Le 3 février dernier, ils confirmaient, via une ordonnance de référé, que les préfets peuvent désormais repousser les journalistes derrière le périmètre de sécurité mis en place lors des démantèlements de camps de migrants. Une décision particulièrement polémique aux yeux des organisations non gouvernementales et de l’ensemble de la société civile. Une interdiction justifiée par – non, ne riez pas – le respect de la dignité des personnes évacuées et la protection des tiers.
Une farce, quand on sait que les associations de terrain ne cessent de dénoncer la violence et l’inhumanité des forces de l’ordre lors de ces opérations. Des juges qui affirment sans ciller qu’éloigner les médias ne porte pas « une atteinte grave et manifestement illégale à l’exercice par les journalistes de leur profession ». En choisissant de rejeter la requête de nos deux confrères, qui documentent régulièrement la misère qui règne dans les camps situés à Grande-Synthe, Coquelles ou Calais, le Conseil d’Etat a confirmé qu’il n’était plus en prise avec la réalité de la société.
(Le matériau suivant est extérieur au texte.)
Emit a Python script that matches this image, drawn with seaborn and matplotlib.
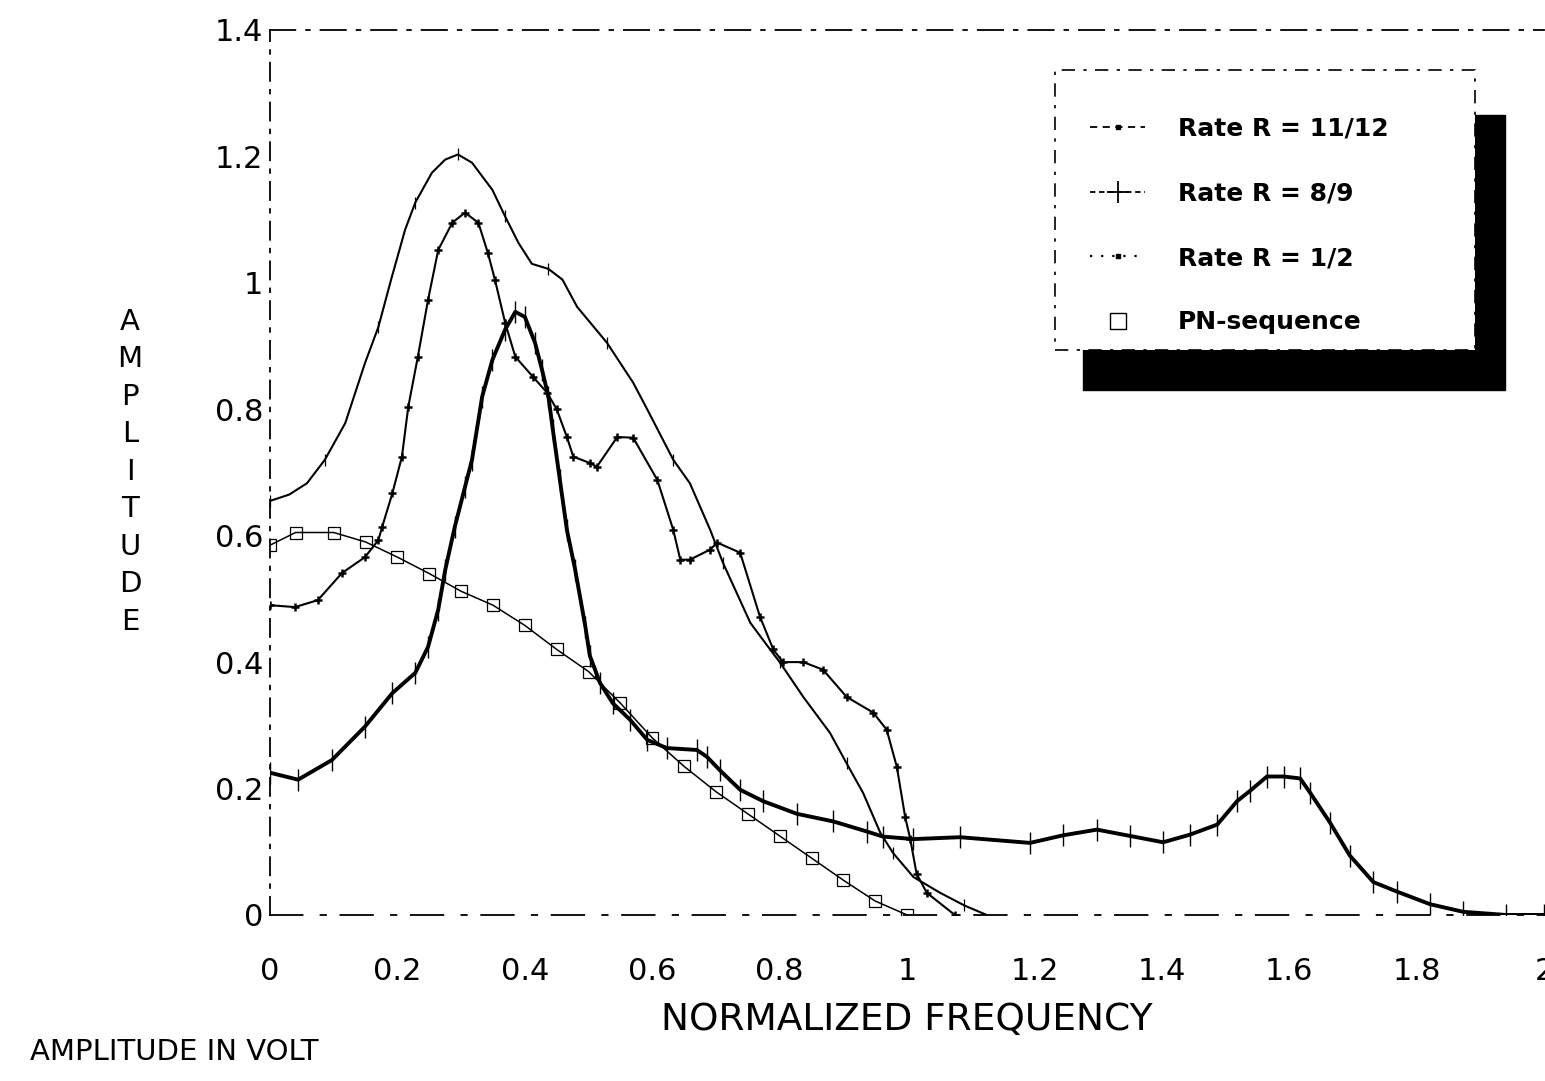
import matplotlib
matplotlib.use("Agg")
import matplotlib.pyplot as plt
import seaborn as sns
import pandas as pd
from matplotlib.lines import Line2D
from matplotlib.patches import Rectangle

# ---------------- data ----------------
rate_11_12_x = [0.0, 0.03, 0.058, 0.086, 0.118, 0.149, 0.17, 0.19, 0.212, 0.228, 0.254, 0.275,
                0.295, 0.317, 0.349, 0.369, 0.39, 0.411, 0.437, 0.459, 0.482, 0.529, 0.57, 0.592,
                0.633, 0.659, 0.691, 0.711, 0.754, 0.785, 0.80, 0.837, 0.879, 0.905, 0.931, 0.958,
                0.978, 1.01, 1.052, 1.09, 1.125]
rate_11_12_y = [0.655, 0.665, 0.683, 0.72, 0.778, 0.873, 0.93, 1.005, 1.084, 1.127, 1.174, 1.195,
                1.203, 1.19, 1.147, 1.105, 1.063, 1.03, 1.022, 1.005, 0.962, 0.905, 0.842, 0.80,
                0.72, 0.683, 0.609, 0.557, 0.462, 0.42, 0.40, 0.345, 0.288, 0.24, 0.193, 0.13,
                0.098, 0.06, 0.035, 0.015, 0.0]

rate_8_9_x = [0.0, 0.039, 0.075, 0.113, 0.149, 0.17, 0.176, 0.192, 0.207, 0.217, 0.232, 0.248,
              0.264, 0.286, 0.306, 0.327, 0.342, 0.353, 0.369, 0.385, 0.413, 0.435, 0.45, 0.466,
              0.476, 0.502, 0.513, 0.545, 0.57, 0.608, 0.633, 0.644, 0.659, 0.691, 0.702, 0.738,
              0.769, 0.79, 0.805, 0.837, 0.868, 0.905, 0.947, 0.968, 0.984, 0.997, 1.005, 1.015,
              1.031, 1.075]
rate_8_9_y = [0.49, 0.487, 0.498, 0.541, 0.566, 0.593, 0.614, 0.667, 0.725, 0.804, 0.883, 0.973,
              1.052, 1.095, 1.111, 1.095, 1.047, 1.005, 0.937, 0.883, 0.851, 0.826, 0.80, 0.756,
              0.725, 0.715, 0.709, 0.756, 0.755, 0.688, 0.609, 0.562, 0.562, 0.578, 0.589, 0.573,
              0.472, 0.42, 0.40, 0.40, 0.388, 0.345, 0.32, 0.293, 0.234, 0.155, 0.12, 0.065,
              0.035, 0.0]

rate_1_2_x = [0.0, 0.044, 0.097, 0.149, 0.192, 0.228, 0.248, 0.264, 0.275, 0.29, 0.306, 0.317,
              0.333, 0.349, 0.369, 0.385, 0.40, 0.416, 0.427, 0.437, 0.444, 0.455, 0.466, 0.479,
              0.495, 0.502, 0.518, 0.538, 0.565, 0.592, 0.623, 0.67, 0.686, 0.706, 0.738, 0.774,
              0.827, 0.884, 0.937, 0.962, 1.01, 1.083, 1.193, 1.245, 1.298, 1.35, 1.402, 1.444,
              1.487, 1.518, 1.538, 1.565, 1.591, 1.617, 1.633, 1.664, 1.695, 1.732, 1.769, 1.821,
              1.873, 1.94, 2.0]
rate_1_2_y = [0.225, 0.214, 0.245, 0.298, 0.351, 0.383, 0.424, 0.483, 0.546, 0.614, 0.677, 0.72,
              0.82, 0.878, 0.926, 0.954, 0.946, 0.905, 0.862, 0.82, 0.767, 0.688, 0.609, 0.546,
              0.456, 0.41, 0.367, 0.335, 0.309, 0.277, 0.264, 0.261, 0.25, 0.229, 0.198, 0.18,
              0.16, 0.148, 0.132, 0.124, 0.12, 0.123, 0.114, 0.126, 0.135, 0.125, 0.115, 0.127,
              0.143, 0.18, 0.196, 0.219, 0.219, 0.216, 0.193, 0.146, 0.094, 0.052, 0.037, 0.017,
              0.005, 0.0, 0.0]

pn_x = [0.0, 0.04, 0.1, 0.15, 0.2, 0.25, 0.3, 0.35, 0.4, 0.45, 0.5, 0.55, 0.6, 0.65, 0.7,
        0.75, 0.8, 0.85, 0.9, 0.95, 1.0]
pn_y = [0.585, 0.605, 0.605, 0.59, 0.566, 0.54, 0.512, 0.49, 0.458, 0.42, 0.385, 0.335, 0.28,
        0.235, 0.195, 0.16, 0.125, 0.09, 0.055, 0.022, 0.0]

x_ticks = [0, 0.2, 0.4, 0.6, 0.8, 1.0, 1.2, 1.4, 1.6, 1.8, 2.0]
x_tick_labels = ["0", "0.2", "0.4", "0.6", "0.8", "1", "1.2", "1.4", "1.6", "1.8", "2"]
y_ticks = [0, 0.2, 0.4, 0.6, 0.8, 1.0, 1.2, 1.4]
y_tick_labels = ["0", "0.2", "0.4", "0.6", "0.8", "1", "1.2", "1.4"]
legend_labels = ["Rate R = 11/12", "Rate R = 8/9", "Rate R = 1/2", "PN-sequence"]

# ---------------- styling ----------------
sns.set_theme(style="white")
plt.rcParams['font.family'] = ['DejaVu Sans']
plt.rcParams['text.color'] = 'black'

fig = plt.figure(figsize=(15.45, 10.81), dpi=100)
ax = fig.add_axes([0.1748, 0.1536, 0.8246, 0.8187])

df_a = pd.DataFrame({"x": rate_11_12_x, "y": rate_11_12_y})
df_b = pd.DataFrame({"x": rate_8_9_x, "y": rate_8_9_y})
df_c = pd.DataFrame({"x": rate_1_2_x, "y": rate_1_2_y})
df_d = pd.DataFrame({"x": pn_x, "y": pn_y})

sns.lineplot(data=df_d, x="x", y="y", ax=ax, color="black", lw=1.1, sort=False,
             estimator=None, marker="s", markersize=9, markerfacecolor="none",
             markeredgecolor="black", markeredgewidth=0.9, legend=False)
sns.lineplot(data=df_c, x="x", y="y", ax=ax, color="black", lw=2.8, sort=False,
             estimator=None, marker="|", markersize=16, markeredgewidth=1.0,
             markeredgecolor="black", legend=False)
sns.lineplot(data=df_a, x="x", y="y", ax=ax, color="black", lw=1.5, sort=False,
             estimator=None, marker="|", markersize=9, markeredgewidth=0.9,
             markeredgecolor="black", markevery=3, legend=False)
sns.lineplot(data=df_b, x="x", y="y", ax=ax, color="black", lw=1.5, sort=False,
             estimator=None, marker="+", markersize=6, markeredgewidth=1.8,
             markeredgecolor="black", legend=False)

ax.set_xlim(0, 2)
ax.set_ylim(0, 1.4)
ax.set_xticks(x_ticks)
ax.set_xticklabels(x_tick_labels)
ax.set_yticks(y_ticks)
ax.set_yticklabels(y_tick_labels)
ax.tick_params(axis="x", length=0, pad=30, labelsize=22, colors="black")
ax.tick_params(axis="y", length=0, pad=5, labelsize=22, colors="black")
ax.grid(False)

ax.spines["right"].set_visible(False)
for side, ls in [("top", (0, (14, 6, 2, 6))), ("left", (0, (10, 5, 2, 5))),
                 ("bottom", (0, (18, 10, 3, 8)))]:
    ax.spines[side].set_linestyle(ls)
    ax.spines[side].set_linewidth(1.3)
    ax.spines[side].set_color("black")

ax.set_xlabel("NORMALIZED FREQUENCY", fontsize=27, color="black")
ax.xaxis.set_label_coords(0.5, -0.098)
ax.set_ylabel("")

# stacked vertical y label
letters = "AMPLITUDE"
y_top, y_bot = 1 - 322 / 1081, 1 - 622 / 1081
for i, ch in enumerate(letters):
    fig.text(130 / 1545, y_top + (y_bot - y_top) * i / (len(letters) - 1), ch,
             ha="center", va="center", fontsize=21, color="black")

fig.text(30 / 1545, 1 - 1052 / 1081, "AMPLITUDE IN VOLT", ha="left", va="center",
         fontsize=21, color="black")

# legend box with heavy shadow
fig.patches.append(Rectangle((1083 / 1545, 1 - 390 / 1081), 422 / 1545, 275 / 1081,
                             transform=fig.transFigure, facecolor="black",
                             edgecolor="black", zorder=1))
fig.patches.append(Rectangle((1055 / 1545, 1 - 350 / 1081), 420 / 1545, 280 / 1081,
                             transform=fig.transFigure, facecolor="white",
                             edgecolor="black", linewidth=1.2,
                             linestyle=(0, (8, 5, 2, 5)), zorder=2))

handles = [
    Line2D([], [], color="black", lw=1.3, linestyle=(0, (4, 3)), marker="s", markersize=3),
    Line2D([], [], color="black", lw=1.3, linestyle=(0, (3, 2)), marker="+", markersize=16,
           markeredgewidth=1.3),
    Line2D([], [], color="black", lw=1.6, linestyle=(0, (1, 4)), marker="s", markersize=3),
    Line2D([], [], color="none", marker="s", markersize=12, markerfacecolor="none",
           markeredgecolor="black", markeredgewidth=1.0),
]
fig.legend(handles, legend_labels, loc="upper left",
           bbox_to_anchor=(1090 / 1545, 1 - 117 / 1081), bbox_transform=fig.transFigure,
           frameon=False, borderpad=0, borderaxespad=0, handlelength=2.2,
           handletextpad=1.3, labelspacing=1.62, labelcolor="black",
           prop={"size": 18, "weight": "bold"})

fig.savefig("out.png", dpi=100)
Confirmé aussi que les ors de la République, qu’ils hébergent les plus hautes instances politiques ou judicaires, ne sont plus capables d’offrir ne serait-ce qu’un semblant d’abri à la justice sociale, à cette fraternité pourtant inscrite au frontispice de nos institutions.
Louis Witter et Simon Hamy ont saisi lundi 15 février la défenseure des droits. Claire Hédon, appelée à se prononcer sur ces pratiques policières, devrait sans surprise dresser le constat d’une entrave manifeste à la liberté de la presse. Au-delà d’une victoire morale attendue, c’est désormais devant la Cour européenne des droits de l’Homme qu’il convient de mener maintenant ce combat.
Les Actualités sociales hebdomadaires assurent de leur solidarité nos deux confrères. La rédaction réfléchit déjà à la manière de chroniquer le quotidien de ces zones de non-droit, de leurs habitants et des travailleurs sociaux qui tentent de les secourir. Rendez-vous d’ici quelques semaines.